## STATED EXERCISE
Search the material and gather each line with "code" in it.

## PROVIDED RECORDS
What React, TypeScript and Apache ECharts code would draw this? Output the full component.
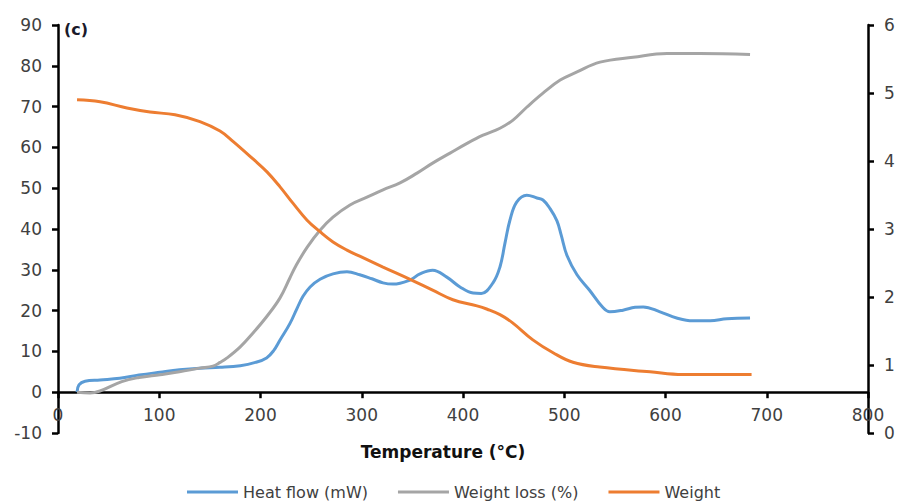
import React, { useEffect, useRef } from "react";
import * as echarts from "echarts";

// Thermal analysis (DSC/TGA) traces
const heatFlowT = [18.8, 20.7, 26.7, 41.5, 61, 80, 100.7, 120, 140, 160, 180, 195, 206, 213, 219.3, 229, 236, 242, 249, 258.8, 271.6, 285.4, 298, 310, 321, 330.9, 347.7, 357.5, 370, 384, 397, 410, 418, 429.6, 436.5, 441.5, 446.4, 453, 463, 473, 479, 486, 492.8, 497, 502.7, 512.6, 525, 538, 545, 558, 570, 578, 594.6, 611, 627, 644, 660.7, 683.5];
const heatFlowMw = [0, 1.8, 2.7, 3.0, 3.4, 4.2, 4.9, 5.5, 5.9, 6.1, 6.5, 7.3, 8.4, 10.2, 12.8, 16.8, 20.5, 23.5, 25.8, 27.7, 29, 29.5, 28.8, 27.8, 26.8, 26.5, 27.5, 29.0, 29.9, 28.2, 25.8, 24.3, 24.2, 26.8, 30.7, 36.6, 42.2, 46.6, 48.3, 47.6, 47.1, 45, 42, 38.5, 33.5, 28.8, 25, 20.8, 19.7, 20.1, 20.8, 20.9, 19.7, 18.2, 17.5, 17.5, 18.0, 18.2];

const weightLossT = [18.8, 31.6, 41.5, 63, 80, 100.7, 120, 140, 153, 160, 167, 180, 192.6, 206, 219, 229, 235, 246, 258.8, 271.6, 288.4, 305.2, 321, 337.8, 354.6, 370.4, 387.2, 404, 419.8, 436.5, 449.4, 463.2, 479, 496, 512.6, 535.3, 568, 601.5, 634, 683.5];
const weightLossPct = [0, -0.2, 0.3, 2.6, 3.6, 4.3, 5.0, 5.9, 6.4, 7.3, 8.4, 11.1, 14.5, 18.5, 23, 28, 31, 35.5, 39.7, 42.9, 45.9, 47.8, 49.6, 51.3, 53.7, 56.2, 58.6, 61.0, 63.0, 64.7, 66.7, 69.9, 73.3, 76.5, 78.5, 80.9, 82.1, 83.0, 83.0, 82.8];

const weightT = [18.8, 41.5, 68.1, 90.9, 115.6, 140.2, 160, 172.8, 192.6, 206.4, 219.3, 232, 246, 258.8, 271.6, 285.4, 298, 321, 347.7, 370, 390, 413.8, 424, 436.5, 449, 469, 489, 508.6, 535, 584.7, 617, 685];
const weightMg = [4.9, 4.87, 4.78, 4.72, 4.68, 4.58, 4.44, 4.29, 4.03, 3.84, 3.62, 3.38, 3.13, 2.96, 2.81, 2.69, 2.6, 2.44, 2.26, 2.1, 1.96, 1.87, 1.82, 1.74, 1.62, 1.37, 1.18, 1.04, 0.97, 0.9, 0.86, 0.86];

const xTicks = { min: 0, max: 800, interval: 100 };
const leftTicks = { min: -10, max: 90, interval: 10 };
const rightTicks = { min: 0, max: 6, interval: 1 };

const pairs = (xs: number[], ys: number[]) => xs.map((x, i) => [x, ys[i]]);

const FONT = "DejaVu Sans";
const GRID_TOP = 25;
const GRID_BOTTOM = 69;
const GRID_HEIGHT = 502 - GRID_TOP - GRID_BOTTOM;
// lift the temperature axis from the grid floor up to the heat-flow zero line
const X_AXIS_OFFSET =
  -GRID_HEIGHT * ((0 - leftTicks.min) / (leftTicks.max - leftTicks.min));

const AXIS_LINE = { show: true, lineStyle: { color: "#000", width: 2.5 } };
const AXIS_TICK = { show: true, inside: false, length: 6, lineStyle: { color: "#000", width: 2.5 } };
const LABEL = { color: "#404040", fontFamily: FONT, fontSize: 17 };

export default function App() {
  const ref = useRef<HTMLDivElement>(null);

  useEffect(() => {
    if (!ref.current) return;
    const chart = echarts.init(ref.current, undefined, { renderer: "svg" });
    chart.setOption({
      animation: false,
      backgroundColor: "#fff",
      grid: { left: 58, right: 32, top: GRID_TOP, bottom: GRID_BOTTOM, containLabel: false },
      xAxis: {
        type: "value",
        position: "bottom",
        offset: X_AXIS_OFFSET,
        ...xTicks,
        axisLine: { ...AXIS_LINE, onZero: false },
        axisTick: AXIS_TICK,
        axisLabel: { ...LABEL, margin: 14, showMinLabel: true, showMaxLabel: true },
        splitLine: { show: false },
      },
      yAxis: [
        {
          type: "value",
          position: "left",
          ...leftTicks,
          axisLine: { ...AXIS_LINE, onZero: false },
          axisTick: AXIS_TICK,
          axisLabel: { ...LABEL, margin: 16 },
          splitLine: { show: false },
        },
        {
          type: "value",
          position: "right",
          ...rightTicks,
          axisLine: { ...AXIS_LINE, onZero: false },
          axisTick: AXIS_TICK,
          axisLabel: { ...LABEL, margin: 16 },
          splitLine: { show: false },
        },
      ],
      legend: {
        left: 182,
        top: 479,
        icon: "rect",
        itemWidth: 51,
        itemHeight: 3,
        itemGap: 30,
        textStyle: { color: "#404040", fontFamily: FONT, fontSize: 16 },
        data: ["Heat flow (mW)", "Weight loss (%)", "Weight"],
      },
      graphic: [
        {
          type: "text",
          x: 443,
          y: 452,
          style: {
            text: "Temperature (°C)",
            fill: "#111",
            font: `bold 17px "${FONT}"`,
            textAlign: "center",
            textVerticalAlign: "middle",
          },
        },
        {
          type: "text",
          x: 64,
          y: 29,
          style: {
            text: "(c)",
            fill: "#1a1a2a",
            font: `bold 16px "${FONT}"`,
            textAlign: "left",
            textVerticalAlign: "middle",
          },
        },
      ],
      series: [
        {
          name: "Heat flow (mW)",
          type: "line",
          yAxisIndex: 0,
          data: pairs(heatFlowT, heatFlowMw),
          smooth: 0.4,
          symbol: "none",
          color: "#5B9BD5",
          lineStyle: { width: 3, color: "#5B9BD5" },
        },
        {
          name: "Weight loss (%)",
          type: "line",
          yAxisIndex: 0,
          data: pairs(weightLossT, weightLossPct),
          smooth: 0.4,
          symbol: "none",
          color: "#A5A5A5",
          lineStyle: { width: 3, color: "#A5A5A5" },
        },
        {
          name: "Weight",
          type: "line",
          yAxisIndex: 1,
          data: pairs(weightT, weightMg),
          smooth: 0.4,
          symbol: "none",
          color: "#ED7D31",
          lineStyle: { width: 3, color: "#ED7D31" },
        },
      ],
    });
    return () => chart.dispose();
  }, []);

  return <div ref={ref} style={{ width: 900, height: 502, position: "absolute", left: 0, top: 0 }} />;
}
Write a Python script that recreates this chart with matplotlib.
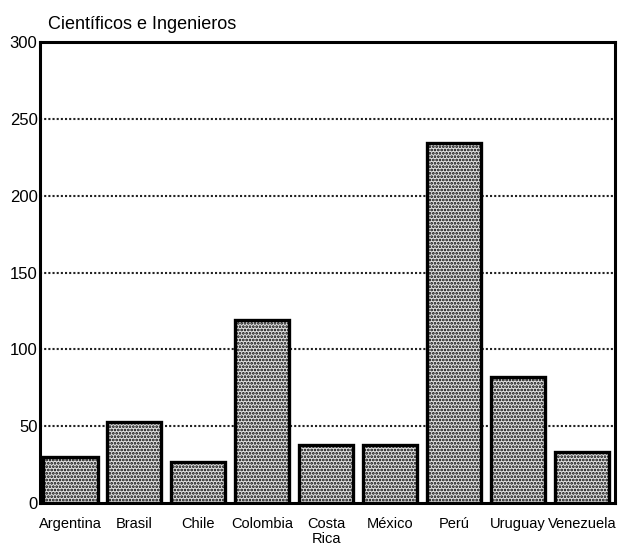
import matplotlib.pyplot as plt
import matplotlib as mpl

plt.rcParams['font.family'] = ['Liberation Sans Narrow', 'Liberation Sans', 'DejaVu Sans']
mpl.rcParams['hatch.linewidth'] = 1.3
mpl.rcParams['hatch.color'] = '#2a2a2a'

# --- DATA ---
countries = ['Argentina', 'Brasil', 'Chile', 'Colombia', 'Costa\nRica',
             'México', 'Perú', 'Uruguay', 'Venezuela']
values = [30, 53, 27, 119, 38, 38, 234, 82, 33]
yticks = [0, 50, 100, 150, 200, 250, 300]

fig = plt.figure(figsize=(6.2, 5.59), dpi=100)
ax = fig.add_axes([0.065, 0.10, 0.927, 0.825])

x = range(len(countries))
ax.bar(x, values, width=0.85, color='#e0e0e0', edgecolor='black',
       linewidth=2.4, hatch='.....', zorder=3)

ax.set_xlim(-0.47, 8.52)
ax.set_ylim(0, 300)
ax.set_yticks(yticks)
ax.set_xticks(list(x))
ax.set_xticklabels(countries, fontsize=10.5, linespacing=1.1)
ax.tick_params(axis='both', length=0)
ax.tick_params(axis='x', pad=10, labelsize=10.5)
ax.tick_params(axis='y', pad=2, labelsize=12)

for v in yticks[1:-1]:
    ax.axhline(v, color='#222222', linestyle=(0, (1, 1)), linewidth=1.5, zorder=1)

for s in ax.spines.values():
    s.set_linewidth(2.2)
    s.set_color('black')

fig.text(0.077, 0.957, 'Científicos e Ingenieros', fontsize=13, ha='left', va='center')

fig.savefig('out.png', dpi=100)
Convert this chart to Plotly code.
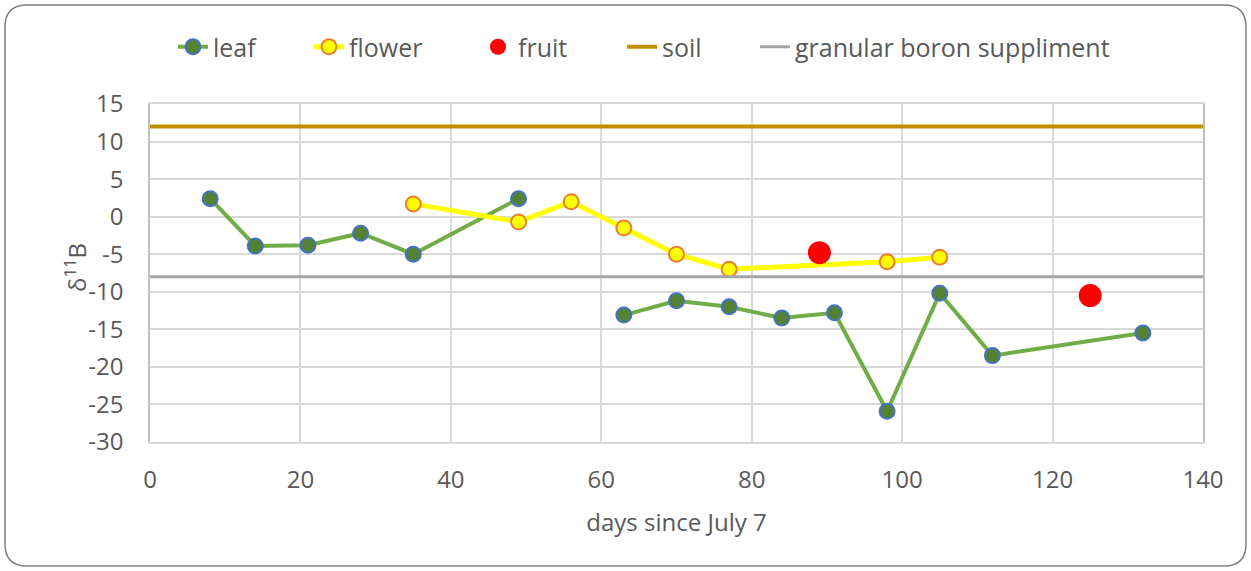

## TASK OUTPUT
What React, TypeScript and Apache ECharts code would draw this? Output the full component.
Convert this chart to Plotly code.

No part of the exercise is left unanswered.